FSA faces withering attack over regulatory burden

FSA faces withering attack over regulatory burden

The Financial Services Authority has been savaged by City business leaders in a brutal attack on the UK watchdog's "heavy-handed" compliance regime.

In an open letter to John Tiner, CEO of the FSA, the Centre for Policy Studies issues a stark warning that the UK is in danger of losing its pre-eminence as a world financial market leader.

Their concern is that the Financial Services Authority has lost the respect and support of the industry, that competitiveness is being undermined by heavy-handed compliance requirements and that innovation and entrepreneurialism is being thwarted.
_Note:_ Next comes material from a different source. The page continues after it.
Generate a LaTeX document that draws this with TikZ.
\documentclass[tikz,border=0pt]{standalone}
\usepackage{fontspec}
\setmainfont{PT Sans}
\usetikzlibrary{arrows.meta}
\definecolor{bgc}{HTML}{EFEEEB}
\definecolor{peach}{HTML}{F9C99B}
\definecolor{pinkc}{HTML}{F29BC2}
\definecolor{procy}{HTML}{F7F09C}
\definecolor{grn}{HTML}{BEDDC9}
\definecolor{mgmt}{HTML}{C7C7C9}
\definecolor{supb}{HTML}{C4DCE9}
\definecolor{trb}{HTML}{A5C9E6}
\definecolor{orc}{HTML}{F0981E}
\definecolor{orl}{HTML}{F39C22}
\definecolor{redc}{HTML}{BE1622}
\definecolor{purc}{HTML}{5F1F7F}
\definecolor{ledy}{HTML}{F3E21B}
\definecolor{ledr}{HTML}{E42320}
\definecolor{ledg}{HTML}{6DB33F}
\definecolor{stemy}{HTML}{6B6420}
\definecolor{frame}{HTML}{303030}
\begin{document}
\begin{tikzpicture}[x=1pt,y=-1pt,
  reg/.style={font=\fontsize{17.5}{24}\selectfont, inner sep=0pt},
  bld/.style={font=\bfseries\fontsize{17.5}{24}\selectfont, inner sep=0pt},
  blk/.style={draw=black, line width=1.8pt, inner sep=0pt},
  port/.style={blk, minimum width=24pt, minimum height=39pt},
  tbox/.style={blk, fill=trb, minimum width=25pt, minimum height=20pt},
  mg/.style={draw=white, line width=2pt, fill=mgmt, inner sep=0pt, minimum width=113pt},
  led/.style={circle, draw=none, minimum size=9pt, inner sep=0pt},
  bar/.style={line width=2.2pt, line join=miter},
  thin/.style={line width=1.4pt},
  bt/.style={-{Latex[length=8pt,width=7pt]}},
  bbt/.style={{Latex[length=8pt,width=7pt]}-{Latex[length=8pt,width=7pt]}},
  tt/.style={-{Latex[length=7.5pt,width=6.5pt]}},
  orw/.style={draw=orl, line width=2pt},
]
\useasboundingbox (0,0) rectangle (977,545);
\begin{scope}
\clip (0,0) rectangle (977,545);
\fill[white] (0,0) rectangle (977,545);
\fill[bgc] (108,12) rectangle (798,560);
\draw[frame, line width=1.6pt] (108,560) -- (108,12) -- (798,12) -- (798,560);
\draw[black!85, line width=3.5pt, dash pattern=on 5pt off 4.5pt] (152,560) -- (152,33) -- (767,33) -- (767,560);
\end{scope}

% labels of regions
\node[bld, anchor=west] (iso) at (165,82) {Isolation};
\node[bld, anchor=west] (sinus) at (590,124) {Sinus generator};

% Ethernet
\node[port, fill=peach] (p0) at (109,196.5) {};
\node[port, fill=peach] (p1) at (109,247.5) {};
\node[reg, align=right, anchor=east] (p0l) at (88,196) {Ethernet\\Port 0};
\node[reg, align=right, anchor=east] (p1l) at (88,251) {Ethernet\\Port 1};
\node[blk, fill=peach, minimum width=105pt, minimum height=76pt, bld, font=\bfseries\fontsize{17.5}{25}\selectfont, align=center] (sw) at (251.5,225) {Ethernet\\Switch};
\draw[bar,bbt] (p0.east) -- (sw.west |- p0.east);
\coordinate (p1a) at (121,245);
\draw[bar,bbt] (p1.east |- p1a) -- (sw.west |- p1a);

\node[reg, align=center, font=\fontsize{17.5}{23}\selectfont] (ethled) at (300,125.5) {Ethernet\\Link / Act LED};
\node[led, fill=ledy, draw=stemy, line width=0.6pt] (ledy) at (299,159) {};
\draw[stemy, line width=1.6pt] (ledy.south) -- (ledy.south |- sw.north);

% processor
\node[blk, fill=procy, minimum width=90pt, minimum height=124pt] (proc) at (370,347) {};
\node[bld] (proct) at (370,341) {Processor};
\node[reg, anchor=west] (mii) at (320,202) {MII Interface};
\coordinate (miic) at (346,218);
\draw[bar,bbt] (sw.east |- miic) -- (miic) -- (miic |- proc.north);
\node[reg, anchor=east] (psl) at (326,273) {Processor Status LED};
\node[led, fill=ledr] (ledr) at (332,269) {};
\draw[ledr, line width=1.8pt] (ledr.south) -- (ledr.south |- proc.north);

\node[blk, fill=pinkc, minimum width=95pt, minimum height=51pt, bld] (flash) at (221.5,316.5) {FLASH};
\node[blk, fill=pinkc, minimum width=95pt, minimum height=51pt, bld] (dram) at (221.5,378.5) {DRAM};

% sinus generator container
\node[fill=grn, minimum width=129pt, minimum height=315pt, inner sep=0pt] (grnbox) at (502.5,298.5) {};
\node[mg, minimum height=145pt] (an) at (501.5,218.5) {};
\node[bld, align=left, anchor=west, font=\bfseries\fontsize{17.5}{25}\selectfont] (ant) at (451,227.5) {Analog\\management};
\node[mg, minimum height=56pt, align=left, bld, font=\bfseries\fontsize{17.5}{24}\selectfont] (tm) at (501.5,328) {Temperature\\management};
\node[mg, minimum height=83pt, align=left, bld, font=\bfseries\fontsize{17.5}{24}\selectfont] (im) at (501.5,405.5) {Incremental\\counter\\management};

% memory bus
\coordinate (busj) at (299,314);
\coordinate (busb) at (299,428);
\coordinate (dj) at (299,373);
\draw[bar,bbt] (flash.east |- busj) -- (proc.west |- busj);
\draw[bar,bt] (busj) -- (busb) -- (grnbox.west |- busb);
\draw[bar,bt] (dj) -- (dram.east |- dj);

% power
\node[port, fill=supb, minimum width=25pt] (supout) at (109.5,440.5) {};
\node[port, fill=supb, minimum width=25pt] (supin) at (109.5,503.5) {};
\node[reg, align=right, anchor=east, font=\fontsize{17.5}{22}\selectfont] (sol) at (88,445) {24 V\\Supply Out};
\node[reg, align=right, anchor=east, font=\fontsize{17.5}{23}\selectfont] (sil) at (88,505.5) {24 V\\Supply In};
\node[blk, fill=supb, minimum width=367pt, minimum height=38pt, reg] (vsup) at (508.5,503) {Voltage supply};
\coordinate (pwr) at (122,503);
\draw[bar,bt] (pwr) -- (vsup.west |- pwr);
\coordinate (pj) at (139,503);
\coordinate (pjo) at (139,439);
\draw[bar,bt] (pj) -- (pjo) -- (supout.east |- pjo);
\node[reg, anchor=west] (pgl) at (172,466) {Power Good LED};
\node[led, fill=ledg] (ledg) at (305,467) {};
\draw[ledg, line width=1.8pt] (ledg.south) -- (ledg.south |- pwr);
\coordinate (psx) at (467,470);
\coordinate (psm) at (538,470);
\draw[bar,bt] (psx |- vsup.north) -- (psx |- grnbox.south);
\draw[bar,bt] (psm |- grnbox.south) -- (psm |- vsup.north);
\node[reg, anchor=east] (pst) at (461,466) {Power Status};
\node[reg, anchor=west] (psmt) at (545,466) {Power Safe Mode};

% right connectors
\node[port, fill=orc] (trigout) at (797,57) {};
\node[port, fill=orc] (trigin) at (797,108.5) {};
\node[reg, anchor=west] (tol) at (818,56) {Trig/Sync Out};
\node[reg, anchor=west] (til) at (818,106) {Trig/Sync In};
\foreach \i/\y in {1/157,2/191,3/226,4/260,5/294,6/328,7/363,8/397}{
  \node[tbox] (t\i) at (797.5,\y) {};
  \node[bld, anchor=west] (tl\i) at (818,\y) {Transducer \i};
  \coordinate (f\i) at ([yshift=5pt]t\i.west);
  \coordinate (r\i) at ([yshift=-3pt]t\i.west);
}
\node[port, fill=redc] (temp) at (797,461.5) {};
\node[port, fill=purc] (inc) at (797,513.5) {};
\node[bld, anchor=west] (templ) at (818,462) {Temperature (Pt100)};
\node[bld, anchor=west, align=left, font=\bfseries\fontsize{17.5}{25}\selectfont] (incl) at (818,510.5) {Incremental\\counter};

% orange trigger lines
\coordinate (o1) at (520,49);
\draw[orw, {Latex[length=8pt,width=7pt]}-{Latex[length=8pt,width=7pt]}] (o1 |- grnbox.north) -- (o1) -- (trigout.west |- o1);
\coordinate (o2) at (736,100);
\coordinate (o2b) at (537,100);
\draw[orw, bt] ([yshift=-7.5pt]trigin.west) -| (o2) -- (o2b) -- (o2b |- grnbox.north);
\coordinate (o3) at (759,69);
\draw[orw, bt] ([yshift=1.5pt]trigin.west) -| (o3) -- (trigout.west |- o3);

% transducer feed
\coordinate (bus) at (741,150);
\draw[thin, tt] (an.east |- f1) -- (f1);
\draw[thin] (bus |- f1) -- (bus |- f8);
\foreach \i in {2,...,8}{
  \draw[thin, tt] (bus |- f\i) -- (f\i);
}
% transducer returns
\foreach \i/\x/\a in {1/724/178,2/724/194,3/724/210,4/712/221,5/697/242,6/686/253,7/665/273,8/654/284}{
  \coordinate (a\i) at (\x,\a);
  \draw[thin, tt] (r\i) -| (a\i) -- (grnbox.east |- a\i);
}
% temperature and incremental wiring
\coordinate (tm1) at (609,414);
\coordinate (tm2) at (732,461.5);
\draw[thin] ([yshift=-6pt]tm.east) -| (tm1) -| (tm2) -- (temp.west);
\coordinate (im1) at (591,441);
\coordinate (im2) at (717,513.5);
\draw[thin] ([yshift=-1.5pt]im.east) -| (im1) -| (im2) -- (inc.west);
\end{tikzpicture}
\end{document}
The CPS says that the watchdog's power and lack of accountability is now nurturing a sense of disengagement and growing disillusionment within the financial services industry. The FSA is accused of being "an increasingly defensive and risk-averse organisation", which has contributed to a culture of prescriptive and increasingly complex regulation.

The think tank calls on the FSA to adopt a light touch regime, subject to broad rules in which senior management are given more freedom to manage their own business risk.
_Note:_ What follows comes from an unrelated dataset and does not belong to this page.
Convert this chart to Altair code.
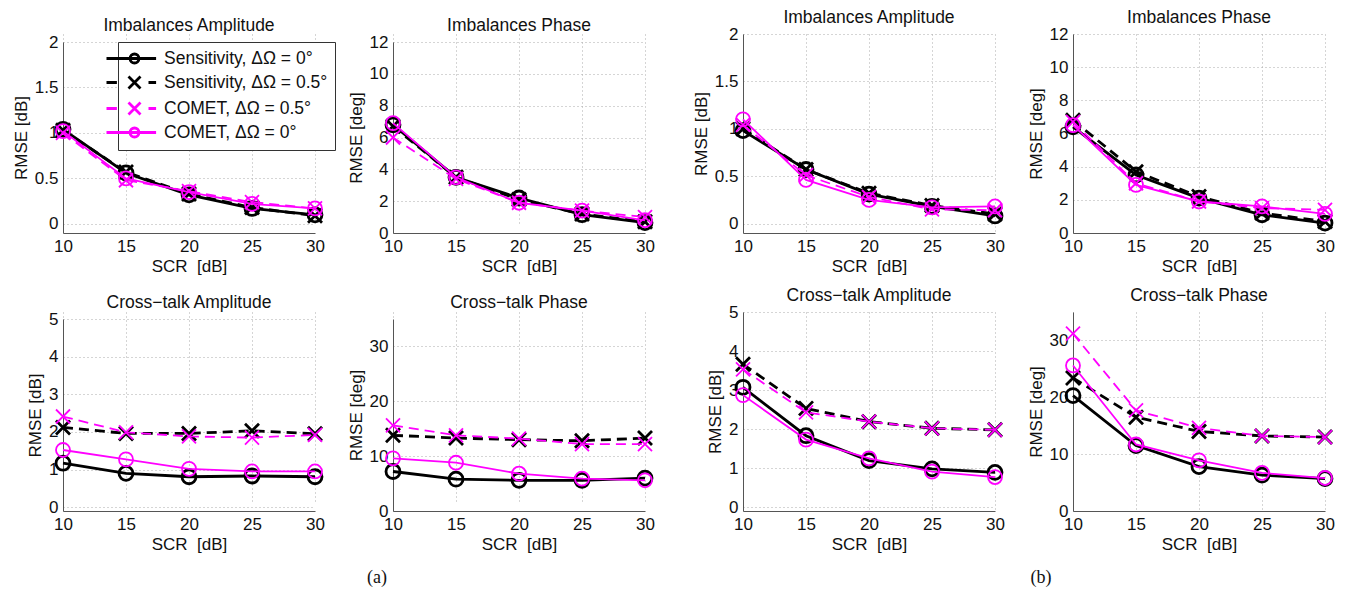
import altair as alt
import pandas as pd

SCR = [10, 15, 20, 25, 30]
SERIES = ["Sensitivity, ΔΩ = 0°", "Sensitivity, ΔΩ = 0.5°", "COMET, ΔΩ = 0.5°", "COMET, ΔΩ = 0°"]
COLORS = ["#000000", "#000000", "#ff00ff", "#ff00ff"]

# ---- (a) ----
A_IA_S0 = [1.04, 0.56, 0.32, 0.17, 0.10]
A_IA_S05 = [1.03, 0.57, 0.33, 0.18, 0.09]
A_IA_C05 = [1.00, 0.48, 0.36, 0.24, 0.17]
A_IA_C0 = [1.02, 0.50, 0.35, 0.22, 0.17]

A_IP_S0 = [6.8, 3.5, 2.2, 1.15, 0.65]
A_IP_S05 = [6.7, 3.5, 2.1, 1.2, 0.7]
A_IP_C05 = [6.0, 3.4, 1.9, 1.4, 1.0]
A_IP_C0 = [6.9, 3.5, 1.9, 1.4, 0.8]

A_CA_S0 = [1.17, 0.90, 0.81, 0.83, 0.81]
A_CA_S05 = [2.12, 1.96, 1.96, 2.03, 1.95]
A_CA_C05 = [2.41, 1.99, 1.88, 1.85, 1.92]
A_CA_C0 = [1.52, 1.27, 1.02, 0.95, 0.95]

A_CP_S0 = [7.2, 5.8, 5.6, 5.6, 6.0]
A_CP_S05 = [13.8, 13.3, 13.0, 12.8, 13.3]
A_CP_C05 = [15.6, 13.8, 13.2, 12.2, 12.2]
A_CP_C0 = [9.6, 8.8, 6.8, 5.9, 5.6]

# ---- (b) ----
B_IA_S0 = [0.98, 0.57, 0.31, 0.18, 0.08]
B_IA_S05 = [1.00, 0.57, 0.32, 0.19, 0.10]
B_IA_C05 = [1.04, 0.51, 0.28, 0.15, 0.14]
B_IA_C0 = [1.10, 0.46, 0.25, 0.17, 0.18]

B_IP_S0 = [6.4, 3.5, 2.1, 1.1, 0.6]
B_IP_S05 = [6.8, 3.7, 2.2, 1.2, 0.7]
B_IP_C05 = [6.7, 3.0, 1.9, 1.5, 1.4]
B_IP_C0 = [6.5, 2.9, 1.9, 1.6, 1.15]

B_CA_S0 = [3.07, 1.83, 1.19, 0.98, 0.89]
B_CA_S05 = [3.66, 2.53, 2.19, 2.02, 1.98]
B_CA_C05 = [3.53, 2.43, 2.19, 2.02, 1.98]
B_CA_C0 = [2.87, 1.73, 1.25, 0.91, 0.77]

B_CP_S0 = [20.3, 11.5, 7.8, 6.3, 5.7]
B_CP_S05 = [23.4, 16.5, 14.0, 13.2, 13.0]
B_CP_C05 = [31.2, 17.7, 14.6, 13.2, 13.0]
B_CP_C0 = [25.6, 11.7, 8.9, 6.7, 5.8]

AMP_TICKS = [0, 0.5, 1, 1.5, 2]
PHASE_TICKS = [0, 2, 4, 6, 8, 10, 12]
CA_TICKS = [0, 1, 2, 3, 4, 5]
CP_TICKS = [0, 10, 20, 30]

FONT = "Liberation Sans"
WIDTHS = [2.8, 2.8, 1.8, 1.8]
DASHES = [None, [10, 6], [10, 6], None]
X_PATH = "M-1,-1L1,1M-1,1L1,-1"
MARKERS = ["circle", X_PATH, X_PATH, "circle"]
LEG_SOLID_O = "M-3.5,0H2.7M0.56,0A0.56,0.56,0,1,1,-0.56,0A0.56,0.56,0,1,1,0.56,0"
LEG_DASH_X = "M-3.5,0H-2.2M1.75,0H2.7M-0.75,-0.75L0.75,0.75M-0.75,0.75L0.75,-0.75"
LEG_SHAPES = [LEG_SOLID_O, LEG_DASH_X, LEG_DASH_X, LEG_SOLID_O]

H = 199
W = 252


def panel(title, ytitle, ydom, yticks, vals, top=0, legend=False, toff=-1):
    rows = []
    for s, v in zip(SERIES, vals):
        for xv, yv in zip(SCR, v):
            rows.append({"scr": xv, "rmse": yv, "series": s})
    df = pd.DataFrame(rows)
    xenc = alt.X("scr:Q", scale=alt.Scale(domain=[SCR[0], SCR[-1]], nice=False, zero=False),
                 axis=alt.Axis(values=SCR, title="SCR \u00a0[dB]", labelFlush=False, format="d"))
    yenc = alt.Y("rmse:Q", scale=alt.Scale(domain=ydom, nice=False, zero=False, range=[H, top]),
                 axis=alt.Axis(values=yticks, title=ytitle, format="~f"))
    base = alt.Chart(df)
    layers = []
    for i, s in enumerate(SERIES):
        sub = base.transform_filter(alt.datum.series == s)
        lkw = dict(color=COLORS[i], strokeWidth=WIDTHS[i])
        if DASHES[i]:
            lkw["strokeDash"] = DASHES[i]
        layers.append(sub.mark_line(**lkw).encode(x=xenc, y=yenc))
        layers.append(sub.mark_point(shape=MARKERS[i], filled=False, size=196, color=COLORS[i],
                                     strokeWidth=WIDTHS[i], opacity=1).encode(x=xenc, y=yenc))
    if legend:
        leg = base.transform_filter("false").mark_point(filled=False, size=256, opacity=1).encode(
            x=xenc, y=yenc,
            color=alt.Color("series:N", scale=alt.Scale(domain=SERIES, range=COLORS), title=None,
                            legend=alt.Legend(orient="none", legendX=55, legendY=8, title=None,
                                              fillColor="white", strokeColor="#333", padding=7,
                                              labelFont=FONT, labelFontSize=17.5, labelColor="#111",
                                              symbolSize=256, labelOffset=20,
                                              rowPadding=1, labelLimit=400,
                                              symbolFillColor="transparent")),
            shape=alt.Shape("series:N", scale=alt.Scale(domain=SERIES, range=LEG_SHAPES), title=None),
            strokeWidth=alt.StrokeWidth("series:N", scale=alt.Scale(domain=SERIES, range=WIDTHS), title=None),
        )
        layers.append(leg)
    return alt.layer(*layers).properties(width=W, height=H, title=alt.Title(title, offset=toff))


a1 = panel("Imbalances Amplitude", "RMSE [dB]", [-0.1, 2], AMP_TICKS, [A_IA_S0, A_IA_S05, A_IA_C05, A_IA_C0], top=8, legend=True)
a2 = panel("Imbalances Phase", "RMSE [deg]", [0, 12], PHASE_TICKS, [A_IP_S0, A_IP_S05, A_IP_C05, A_IP_C0], top=8)
a3 = panel("Cross−talk Amplitude", "RMSE [dB]", [-0.1, 5], CA_TICKS, [A_CA_S0, A_CA_S05, A_CA_C05, A_CA_C0], top=7)
a4 = panel("Cross−talk Phase", "RMSE [deg]", [0, 35], CP_TICKS, [A_CP_S0, A_CP_S05, A_CP_C05, A_CP_C0], top=7, toff=1)

b1 = panel("Imbalances Amplitude", "RMSE [dB]", [-0.1, 2], AMP_TICKS, [B_IA_S0, B_IA_S05, B_IA_C05, B_IA_C0])
b2 = panel("Imbalances Phase", "RMSE [deg]", [0, 12], PHASE_TICKS, [B_IP_S0, B_IP_S05, B_IP_C05, B_IP_C0])
b3 = panel("Cross−talk Amplitude", "RMSE [dB]", [-0.1, 5], CA_TICKS, [B_CA_S0, B_CA_S05, B_CA_C05, B_CA_C0])
b4 = panel("Cross−talk Phase", "RMSE [deg]", [0, 35], CP_TICKS, [B_CP_S0, B_CP_S05, B_CP_C05, B_CP_C0], toff=8)

cap = dict(orient="bottom", anchor="middle", font="Liberation Serif", fontSize=18, fontWeight="normal",
           color="#111", offset=17)
groupA = alt.vconcat(alt.hconcat(a1, a2, spacing=19), alt.hconcat(a3, a4, spacing=19), spacing=19,
                     title=alt.Title("(a)", dx=42, **cap))
groupB = alt.vconcat(alt.hconcat(b1, b2, spacing=19), alt.hconcat(b3, b4, spacing=19), spacing=12,
                     title=alt.Title("(b)", dx=26, **cap))

chart = alt.hconcat(groupA, groupB, spacing=34).properties(
    padding={"left": 4, "top": 0, "right": 0, "bottom": 0}
).configure_axis(
    labelFont=FONT, labelFontSize=17, titleFont=FONT, titleFontSize=17, titleFontWeight="normal",
    labelColor="#111", titleColor="#111", domainColor="#555", domainWidth=1,
    gridColor="#aaa", gridDash=[1, 3], gridWidth=1, ticks=False, labelPadding=5, titlePadding=4,
    labelOverlap=False,
).configure_title(
    font=FONT, fontSize=17.5, fontWeight="normal", color="#111", offset=-1
).configure_view(stroke=None)

chart.save("out.html", embed_options={"renderer": "svg", "actions": False})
In response, the FSA's Tiner says the Authority "strongly supports" the call for regulation to be based on principles rather than prescriptive rules. "We are sensitive to industry concerns around the burden of regulation and we have already set in train a number of initiatives to address them."

The growing regulatory burden has emerged as a key issue for financial services firms in 2005. A recent poll of senior bankers conducted by UK think tank The Centre for the Sudy of Financial Innovation identified over-regulation as the single biggest threat facing the financial services industry. Complaints about the spiralling costs of the compliance burden also featured strongly in Finextra's annual financial markets survey and conference, Finexpo CTS.